Subnetting is how a large IP address space is carved into manageable, routable pieces. The subnet mask is the tool that does the carving, and understanding it is foundational to routing and to network segmentation as a security control.

Network bits vs host bits

An IPv4 address is 32 bits. The subnet mask is a second 32-bit value where the leading 1s mark the network portion and the trailing 0s mark the host portion. For 192.168.1.0/24, the mask is 255.255.255.0 — the first 24 bits (192.168.1) identify the network, and the last 8 bits identify individual hosts within it. The /24 is CIDR notation, just shorthand for "24 network bits."

What the mask is used for

When a host wants to send a packet, it ANDs the destination IP with its own mask. If the result matches its own network, the destination is local and it delivers directly via ARP/MAC. If not, the packet is remote and goes to the default gateway. So the mask literally decides "talk directly or hand to the router."

Host counts

A /24 has 8 host bits = 256 addresses, but two are reserved: the network address (all host bits 0) and the broadcast address (all host bits 1), leaving 254 usable hosts.

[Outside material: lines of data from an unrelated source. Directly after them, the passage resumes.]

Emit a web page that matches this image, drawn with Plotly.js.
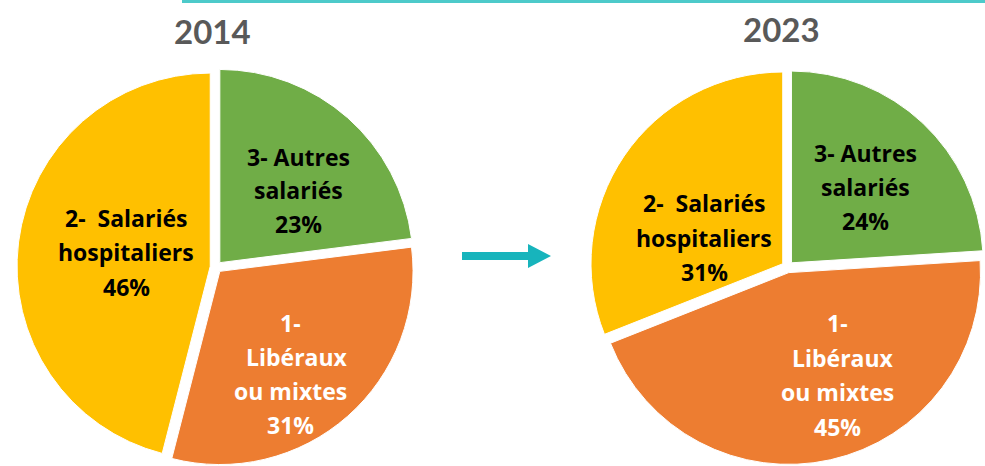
<!DOCTYPE html>
<html>
<head>
<meta charset="utf-8">
<script src="https://cdn.plot.ly/plotly-3.0.1.min.js"></script>
<style>html,body{margin:0;padding:0;background:#fff;overflow:hidden;}#chart{width:985px;height:466px;}</style>
</head>
<body>
<div id="chart"></div>
<script>
// ---- data ----
const years = ["2014", "2023"];
const categories = ["3- Autres salariés", "1- Libéraux ou mixtes", "2-  Salariés hospitaliers"];
const labelLines = [["3- Autres", "salariés"], ["1-", "Libéraux", "ou mixtes"], ["2-  Salariés", "hospitaliers"]];
const values2014 = [23, 31, 46];
const values2023 = [24, 45, 31];
const sliceColors = ["#70AD47", "#ED7D31", "#FFC000"];
const textColors = ["#000000", "#FFFFFF", "#000000"];

// ---- layout helpers ----
const W = 985, H = 466;
const px = x => x / W;
const py = y => 1 - y / H;

const domains = [
  {x: [px(17), px(415)], y: [py(466), py(68)]},
  {x: [px(590), 1], y: [py(466), py(68)]}
];

const allValues = [values2014, values2023];
const traces = allValues.map((vals, i) => ({
  type: 'pie',
  labels: categories,
  values: vals,
  sort: false,
  direction: 'clockwise',
  rotation: 0,
  pull: [0.03, 0.03, 0.03],
  marker: {colors: sliceColors, line: {color: '#FFFFFF', width: 1}},
  textinfo: 'none',
  hoverinfo: 'label+percent',
  showlegend: false,
  domain: domains[i]
}));

// label line centres (pixels) per pie, per category
const labelPos = [
  [ {x: [298, 298, 298], y: [157, 190, 224]},
    {x: [290, 297, 290, 290], y: [323, 357, 391, 425]},
    {x: [126, 126, 126], y: [218, 252, 287]} ],
  [ {x: [865, 865, 865], y: [153, 187, 221]},
    {x: [837, 843, 837, 837], y: [323, 358, 392, 427]},
    {x: [704, 704, 704], y: [203, 238, 272]} ]
];
const titlePos = [{x: 212, y: 31}, {x: 781, y: 29}];

const labelFont = "'Open Sans', Lato, sans-serif";
const annotations = [];
allValues.forEach((vals, p) => {
  annotations.push({
    xref: 'paper', yref: 'paper', x: px(titlePos[p].x), y: py(titlePos[p].y),
    xanchor: 'center', yanchor: 'middle', showarrow: false,
    text: '<b>' + years[p] + '</b>',
    font: {family: "Lato, sans-serif", size: 33, color: '#595959'}
  });
  vals.forEach((v, c) => {
    const lines = labelLines[c].concat([v + '%']);
    lines.forEach((ln, k) => {
      annotations.push({
        xref: 'paper', yref: 'paper',
        x: px(labelPos[p][c].x[k]), y: py(labelPos[p][c].y[k]),
        xanchor: 'center', yanchor: 'middle', showarrow: false,
        text: '<b>' + ln.replace(/ /g, '&nbsp;') + '</b>',
        font: {family: labelFont, size: 23, color: textColors[c]}
      });
    });
  });
});

const teal = '#17B4BC';
const shapes = [
  {type: 'line', xref: 'paper', yref: 'paper', x0: px(182), x1: 1, y0: py(1.5), y1: py(1.5),
   line: {color: '#4DCACA', width: 3}},
  {type: 'path', xref: 'paper', yref: 'paper',
   path: 'M ' + px(462) + ' ' + py(252) + ' L ' + px(528) + ' ' + py(252) + ' L ' + px(528) + ' ' + py(244) +
         ' L ' + px(551) + ' ' + py(256) + ' L ' + px(528) + ' ' + py(268) + ' L ' + px(528) + ' ' + py(260) +
         ' L ' + px(462) + ' ' + py(260) + ' Z',
   fillcolor: teal, line: {width: 0}}
];

const layout = {
  width: W, height: H,
  margin: {l: 0, r: 0, t: 0, b: 0},
  paper_bgcolor: '#FFFFFF',
  plot_bgcolor: '#FFFFFF',
  annotations: annotations,
  shapes: shapes,
  showlegend: false
};

Plotly.newPlot('chart', traces, layout, {displayModeBar: false, staticPlot: true});
</script>
</body>
</html>
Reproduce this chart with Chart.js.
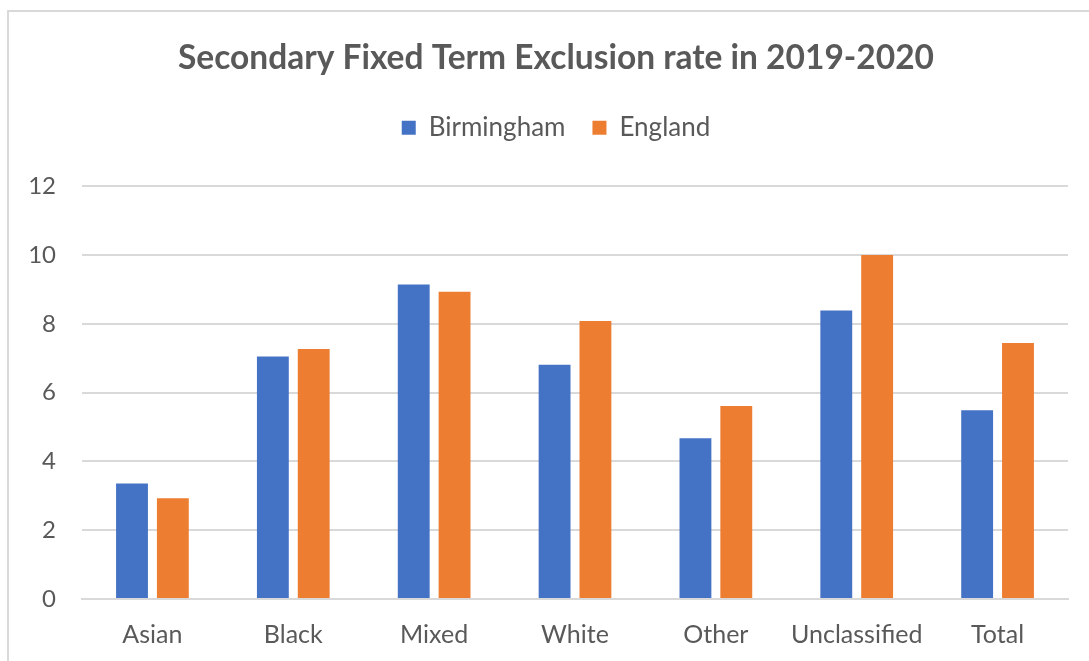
<!DOCTYPE html>
<html>
<head>
<meta charset="utf-8">
<title>Secondary Fixed Term Exclusion rate</title>
<script src="https://cdn.jsdelivr.net/npm/chart.js@4.4.1/dist/chart.umd.min.js"></script>
<style>
  html, body { margin:0; padding:0; background:#fff; overflow:hidden; }
  .frame { position:absolute; left:7px; top:10px; width:1100px; height:680px; border:2px solid #d9d9d9; box-sizing:border-box; }
  .wrap { position:absolute; left:0; top:0; width:1089px; height:661px; }
</style>
</head>
<body>
<div class="frame"></div>
<div class="wrap"><canvas id="chart" width="1089" height="661"></canvas></div>
<script>
// exclusion rates by ethnic group, 2019-2020
const groups = ['Asian','Black','Mixed','White','Other','Unclassified','Total'];
const birmingham = [3.36, 7.05, 9.14, 6.81, 4.67, 8.39, 5.49];
const england = [2.93, 7.27, 8.93, 8.08, 5.61, 10.0, 7.44];
const yTicks = [0, 2, 4, 6, 8, 10, 12];

const FONT = 'Lato, Calibri, sans-serif';
const GREY = '#595959';

// extra room under the legend before the plot starts
const legendGap = {
  id: 'legendGap',
  beforeInit(chart){
    const fit = chart.legend.fit;
    chart.legend.fit = function(){
      fit.call(this);
      this.height += 35.5;
    };
  }
};

// title + legend sit centred on the framed box, a bit right of the canvas centre
const headerShift = {
  id: 'headerShift',
  afterLayout(chart){
    for(const box of [chart.titleBlock, chart.legend]){
      box.left += 22;
      box.right += 22;
    }
  }
};

(function(){
  const ctx = document.getElementById('chart');
  new Chart(ctx, {
    type: 'bar',
    data: {
      labels: groups,
      datasets: [
        { label:'Birmingham', data: birmingham, backgroundColor:'#4472c4' },
        { label:'England', data: england, backgroundColor:'#ed7d31' }
      ]
    },
    plugins: [legendGap, headerShift],
    options: {
      responsive: false,
      animation: false,
      categoryPercentage: 0.58,
      barPercentage: 0.78,
      layout: { padding: { left: 0, right: 21, top: 0, bottom: 0 } },
      plugins: {
        tooltip: { enabled: false },
        title: {
          display: true,
          text: 'Secondary Fixed Term Exclusion rate in 2019-2020',
          color: GREY,
          font: { family: FONT, size: 33.5, weight: 'bold' },
          padding: { top: 38, bottom: 9.5 }
        },
        legend: {
          display: true,
          position: 'top',
          labels: {
            color: GREY,
            font: { family: FONT, size: 26 },
            boxWidth: 14,
            boxHeight: 14,
            padding: 27
          }
        }
      },
      scales: {
        x: {
          afterFit: s => { s.height = 62; },
          grid: { display: false, drawTicks: false },
          border: { display: true, color: '#d9d9d9', width: 2 },
          ticks: { color: GREY, font: { family: FONT, size: 25 }, padding: 21 }
        },
        y: {
          min: 0,
          max: 12,
          afterBuildTicks: s => { s.ticks = yTicks.map(v => ({ value: v })); },
          afterFit: s => { s.width = 82; },
          grid: { color: '#d9d9d9', lineWidth: 2, drawTicks: false },
          border: { display: false },
          ticks: { color: GREY, font: { family: FONT, size: 24 }, padding: 26 }
        }
      }
    }
  });
})();
</script>
</body>
</html>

Why it matters for security

Smaller subnets create smaller broadcast domains and natural boundaries you can put access controls on. Segmenting servers, user workstations, and IoT devices into separate subnets limits lateral movement — an attacker who lands in one subnet can't freely reach another if a firewall sits between them.

Interviewers want the network/host split, what /24 means, the local-vs-gateway decision, and ideally the segmentation security benefit.

Likely follow-ups

  • How many usable hosts are in a /24, and why isn't it 256?
  • How does a host decide whether a destination is local or needs the gateway?
  • What is the security benefit of breaking a flat network into subnets?